Ich gestatte die Zwischenfrage gleich. Ich möchte nur gern meinen Gedanken zu Ende führen. Vielleicht animiert das den Kollegen Stegner ja zu weiteren rhetorischen Höhenflügen.

Herr Kollege Andresen, was Sie hier immer wieder beispielsweise über Lobbyistenvereine und über die Priviligierung bestimmter Gruppen gesagt haben -

(Zuruf Rasmus Andresen [BÜNDNIS 90/ DIE GRÜNEN])

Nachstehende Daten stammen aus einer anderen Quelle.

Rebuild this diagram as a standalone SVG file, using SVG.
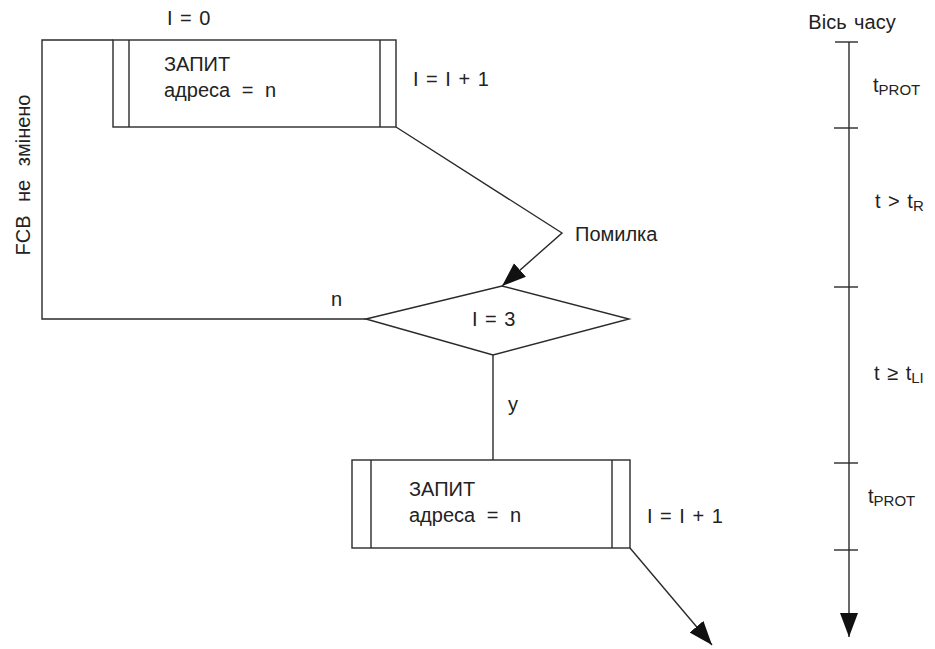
<svg xmlns="http://www.w3.org/2000/svg" width="935" height="649" viewBox="0 0 935 649">
  <defs>
    <style>
      .ln { fill: none; stroke: #2a2a2a; stroke-width: 1.4; }
      .bx { fill: #ffffff; stroke: #2a2a2a; stroke-width: 1.4; }
      .tx { font-family: "Liberation Sans", Arial, sans-serif; font-size: 20px; fill: #222222; word-spacing: 2px; }
      .sub { font-size: 15px; }
    </style>
    <marker id="arrBig" viewBox="0 0 10 10" refX="10" refY="5" markerWidth="24" markerHeight="20" markerUnits="userSpaceOnUse" orient="auto" preserveAspectRatio="none">
      <path d="M0,0.5 L10,5 L0,9.5 z" fill="#111111"/>
    </marker>
  </defs>
  <rect width="935" height="649" fill="#ffffff"/>

  <!-- connectors -->
  <g id="connectors">
    <!-- retry loop: n branch back to top -->
    <polyline class="ln" points="366,319 42,319 42,40 113,40"/>
    <!-- error path from first request -->
    <polyline class="ln" points="396,127 562,233 502,286" marker-end="url(#arrBig)"/>
    <!-- y branch -->
    <line class="ln" x1="493" y1="355" x2="493" y2="460"/>
    <!-- exit from second request -->
    <line class="ln" x1="630" y1="548" x2="712" y2="645" marker-end="url(#arrBig)"/>
  </g>

  <!-- first request -->
  <g id="request1">
    <rect class="bx" x="113" y="40" width="283" height="87"/>
    <line class="ln" x1="129" y1="40" x2="129" y2="127"/>
    <line class="ln" x1="380" y1="40" x2="380" y2="127"/>
    <text class="tx" x="164" y="71">ЗАПИТ</text>
    <text class="tx" x="164" y="97" style="word-spacing:6px">адреса = n</text>
  </g>

  <!-- decision -->
  <g id="decision">
    <polygon class="bx" points="366,319 502,286 629,319 493,355"/>
    <text class="tx" x="472" y="326">I = 3</text>
  </g>

  <!-- second request -->
  <g id="request2">
    <rect class="bx" x="352" y="460" width="278" height="88"/>
    <line class="ln" x1="371" y1="460" x2="371" y2="548"/>
    <line class="ln" x1="612" y1="460" x2="612" y2="548"/>
    <text class="tx" x="409" y="496">ЗАПИТ</text>
    <text class="tx" x="409" y="522" style="word-spacing:6px">адреса = n</text>
  </g>

  <!-- labels -->
  <g id="labels">
    <text class="tx" x="167" y="25">I = 0</text>
    <text class="tx" x="413" y="86">I = I + 1</text>
    <text class="tx" x="575" y="241">Помилка</text>
    <text class="tx" x="331" y="306">n</text>
    <text class="tx" x="508" y="411">y</text>
    <text class="tx" x="647" y="523">I = I + 1</text>
    <text class="tx" transform="translate(30,175) rotate(-90)" text-anchor="middle" style="word-spacing:8px">FCB не змінено</text>
  </g>

  <!-- time axis -->
  <g id="time-axis">
    <line class="ln" x1="849" y1="42" x2="849" y2="637" marker-end="url(#arrBig)"/>
    <line class="ln" x1="835" y1="42" x2="858" y2="42"/>
    <line class="ln" x1="834" y1="128" x2="858" y2="128"/>
    <line class="ln" x1="834" y1="287" x2="858" y2="287"/>
    <line class="ln" x1="834" y1="463" x2="858" y2="463"/>
    <line class="ln" x1="834" y1="550" x2="858" y2="550"/>
    <text class="tx" x="852" y="29" text-anchor="middle">Вісь часу</text>
    <text class="tx" x="873" y="92">t<tspan class="sub" dy="3">PROT</tspan></text>
    <text class="tx" x="875" y="208">t &gt; t<tspan class="sub" dy="3">R</tspan></text>
    <text class="tx" x="874" y="380">t ≥ t<tspan class="sub" dy="3">LI</tspan></text>
    <text class="tx" x="868" y="503">t<tspan class="sub" dy="3">PROT</tspan></text>
  </g>
</svg>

- Ja, Kollege Andresen, das stimmt doch! 2009 in Bayern: 7 % Mehrwertsteuer auf Gastfreundschaft. Der Landesverband der Grünen in Bayern fordert die Landesregierung auf, endlich diesem Schritt zu folgen, obwohl die schwarz-gelbe Koalition das im Bund gerade getan hat. Ihre Fraktion in Bayern will genau das von Ihnen immer wieder verteufelte Privileg. Das ist im Übrigen bei der SPD in Bayern nichts anderes. Sie erzählen hier wirklich Blödsinn. Sie versuchen, Schwarz-Gelb zu diffamieren, weil Sie in Wahrheit nichts anderes wollen als dem Mittelstand an den Kragen.

(Beifall FDP und CDU)

Sie, Herr Kollege Andresen, verwechseln mal eben Mittelstand mit Mittelschicht. Sie stellen sich hier hin und haben noch nicht einmal eine Ahnung davon, ob es Mittelschicht oder Mittelstand ist. Mittelstand, Herr Kollege Andresen, das sind die Unternehmerinnen und Unternehmer. Das ist die Stütze unserer Wirtschaft. Das sind diejenigen, die dafür sorgen, dass überhaupt einmal etwas erwirtschaftet wird, was Sie verteilen wollen.